### [Raw data]
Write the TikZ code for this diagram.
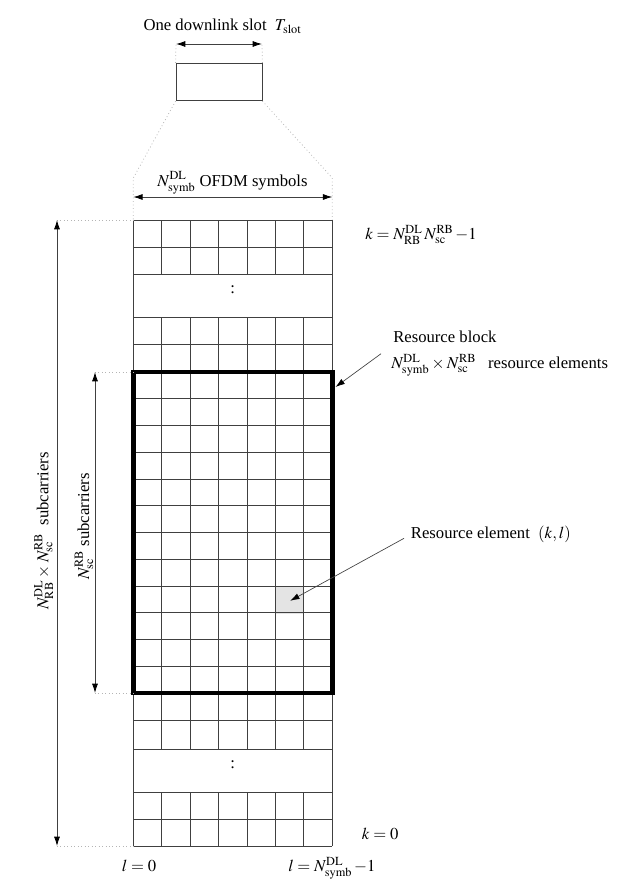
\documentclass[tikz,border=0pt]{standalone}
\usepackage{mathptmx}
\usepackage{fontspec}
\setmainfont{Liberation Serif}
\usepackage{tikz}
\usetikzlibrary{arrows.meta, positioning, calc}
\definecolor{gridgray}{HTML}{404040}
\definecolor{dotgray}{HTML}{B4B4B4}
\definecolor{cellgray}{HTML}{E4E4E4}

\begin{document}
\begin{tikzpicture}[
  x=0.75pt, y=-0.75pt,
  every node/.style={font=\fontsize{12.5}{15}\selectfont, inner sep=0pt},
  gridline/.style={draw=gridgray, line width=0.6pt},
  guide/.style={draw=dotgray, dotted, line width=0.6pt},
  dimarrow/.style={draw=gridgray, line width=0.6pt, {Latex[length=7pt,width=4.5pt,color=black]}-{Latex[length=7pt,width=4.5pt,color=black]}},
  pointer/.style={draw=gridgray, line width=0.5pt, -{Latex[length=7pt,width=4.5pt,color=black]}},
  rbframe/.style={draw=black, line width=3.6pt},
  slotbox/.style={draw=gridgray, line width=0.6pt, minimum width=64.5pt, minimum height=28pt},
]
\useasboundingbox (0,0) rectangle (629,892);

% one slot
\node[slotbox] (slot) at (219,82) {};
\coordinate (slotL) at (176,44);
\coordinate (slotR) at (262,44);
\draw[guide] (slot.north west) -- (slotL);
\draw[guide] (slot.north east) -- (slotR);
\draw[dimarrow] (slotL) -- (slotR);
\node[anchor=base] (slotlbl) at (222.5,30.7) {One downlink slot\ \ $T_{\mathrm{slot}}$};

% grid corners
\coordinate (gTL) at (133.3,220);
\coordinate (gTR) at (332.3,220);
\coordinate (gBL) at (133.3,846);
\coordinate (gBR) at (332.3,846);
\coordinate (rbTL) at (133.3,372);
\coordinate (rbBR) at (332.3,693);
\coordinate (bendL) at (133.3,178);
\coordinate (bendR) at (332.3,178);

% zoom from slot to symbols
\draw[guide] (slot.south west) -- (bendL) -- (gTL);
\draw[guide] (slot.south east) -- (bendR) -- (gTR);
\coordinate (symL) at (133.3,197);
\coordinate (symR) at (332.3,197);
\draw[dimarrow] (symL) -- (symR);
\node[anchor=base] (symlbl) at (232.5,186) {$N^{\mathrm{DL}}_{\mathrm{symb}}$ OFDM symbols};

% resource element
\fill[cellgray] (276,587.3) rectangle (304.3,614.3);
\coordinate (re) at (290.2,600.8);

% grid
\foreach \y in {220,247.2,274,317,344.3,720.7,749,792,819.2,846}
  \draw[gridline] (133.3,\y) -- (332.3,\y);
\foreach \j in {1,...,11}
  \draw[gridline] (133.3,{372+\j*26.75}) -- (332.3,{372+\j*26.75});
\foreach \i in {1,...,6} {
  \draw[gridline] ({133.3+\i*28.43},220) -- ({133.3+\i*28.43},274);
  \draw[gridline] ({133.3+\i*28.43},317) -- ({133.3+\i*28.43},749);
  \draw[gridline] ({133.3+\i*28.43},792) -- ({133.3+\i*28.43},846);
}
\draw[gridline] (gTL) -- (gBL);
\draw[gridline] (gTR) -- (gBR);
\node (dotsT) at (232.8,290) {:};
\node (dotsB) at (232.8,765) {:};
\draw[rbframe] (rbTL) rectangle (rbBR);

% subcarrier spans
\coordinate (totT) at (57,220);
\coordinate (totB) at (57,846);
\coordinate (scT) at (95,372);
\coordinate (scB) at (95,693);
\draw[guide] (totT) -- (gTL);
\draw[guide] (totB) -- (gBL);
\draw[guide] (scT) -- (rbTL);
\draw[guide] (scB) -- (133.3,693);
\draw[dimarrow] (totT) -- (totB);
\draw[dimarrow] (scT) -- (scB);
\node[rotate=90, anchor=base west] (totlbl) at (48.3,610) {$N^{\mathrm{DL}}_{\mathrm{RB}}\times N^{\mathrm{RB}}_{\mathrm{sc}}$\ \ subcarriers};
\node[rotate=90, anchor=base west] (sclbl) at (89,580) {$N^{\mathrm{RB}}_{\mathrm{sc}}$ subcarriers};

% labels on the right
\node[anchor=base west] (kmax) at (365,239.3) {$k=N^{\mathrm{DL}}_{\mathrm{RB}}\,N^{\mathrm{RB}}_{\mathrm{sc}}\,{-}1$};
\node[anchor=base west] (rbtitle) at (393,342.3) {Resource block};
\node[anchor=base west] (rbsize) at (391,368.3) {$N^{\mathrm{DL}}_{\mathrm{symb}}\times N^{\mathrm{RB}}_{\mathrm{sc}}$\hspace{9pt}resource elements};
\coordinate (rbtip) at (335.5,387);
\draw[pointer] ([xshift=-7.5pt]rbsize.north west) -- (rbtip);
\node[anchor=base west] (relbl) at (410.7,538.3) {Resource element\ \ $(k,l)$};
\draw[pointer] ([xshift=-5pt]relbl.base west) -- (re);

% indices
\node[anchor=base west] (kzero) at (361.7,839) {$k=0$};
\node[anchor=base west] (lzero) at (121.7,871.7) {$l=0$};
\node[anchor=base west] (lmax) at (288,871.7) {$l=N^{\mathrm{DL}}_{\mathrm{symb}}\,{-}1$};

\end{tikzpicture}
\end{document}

### [Written exercise]
Everything from the first line to the line with "(0,0) rectangle (629,892);" must be repeated exactly, and nothing else. Leave the pictures out.

### [Answer to the problem]
Write the TikZ code for this diagram.
\documentclass[tikz,border=0pt]{standalone}
\usepackage{mathptmx}
\usepackage{fontspec}
\setmainfont{Liberation Serif}
\usepackage{tikz}
\usetikzlibrary{arrows.meta, positioning, calc}
\definecolor{gridgray}{HTML}{404040}
\definecolor{dotgray}{HTML}{B4B4B4}
\definecolor{cellgray}{HTML}{E4E4E4}

\begin{document}
\begin{tikzpicture}[
  x=0.75pt, y=-0.75pt,
  every node/.style={font=\fontsize{12.5}{15}\selectfont, inner sep=0pt},
  gridline/.style={draw=gridgray, line width=0.6pt},
  guide/.style={draw=dotgray, dotted, line width=0.6pt},
  dimarrow/.style={draw=gridgray, line width=0.6pt, {Latex[length=7pt,width=4.5pt,color=black]}-{Latex[length=7pt,width=4.5pt,color=black]}},
  pointer/.style={draw=gridgray, line width=0.5pt, -{Latex[length=7pt,width=4.5pt,color=black]}},
  rbframe/.style={draw=black, line width=3.6pt},
  slotbox/.style={draw=gridgray, line width=0.6pt, minimum width=64.5pt, minimum height=28pt},
]
\useasboundingbox (0,0) rectangle (629,892);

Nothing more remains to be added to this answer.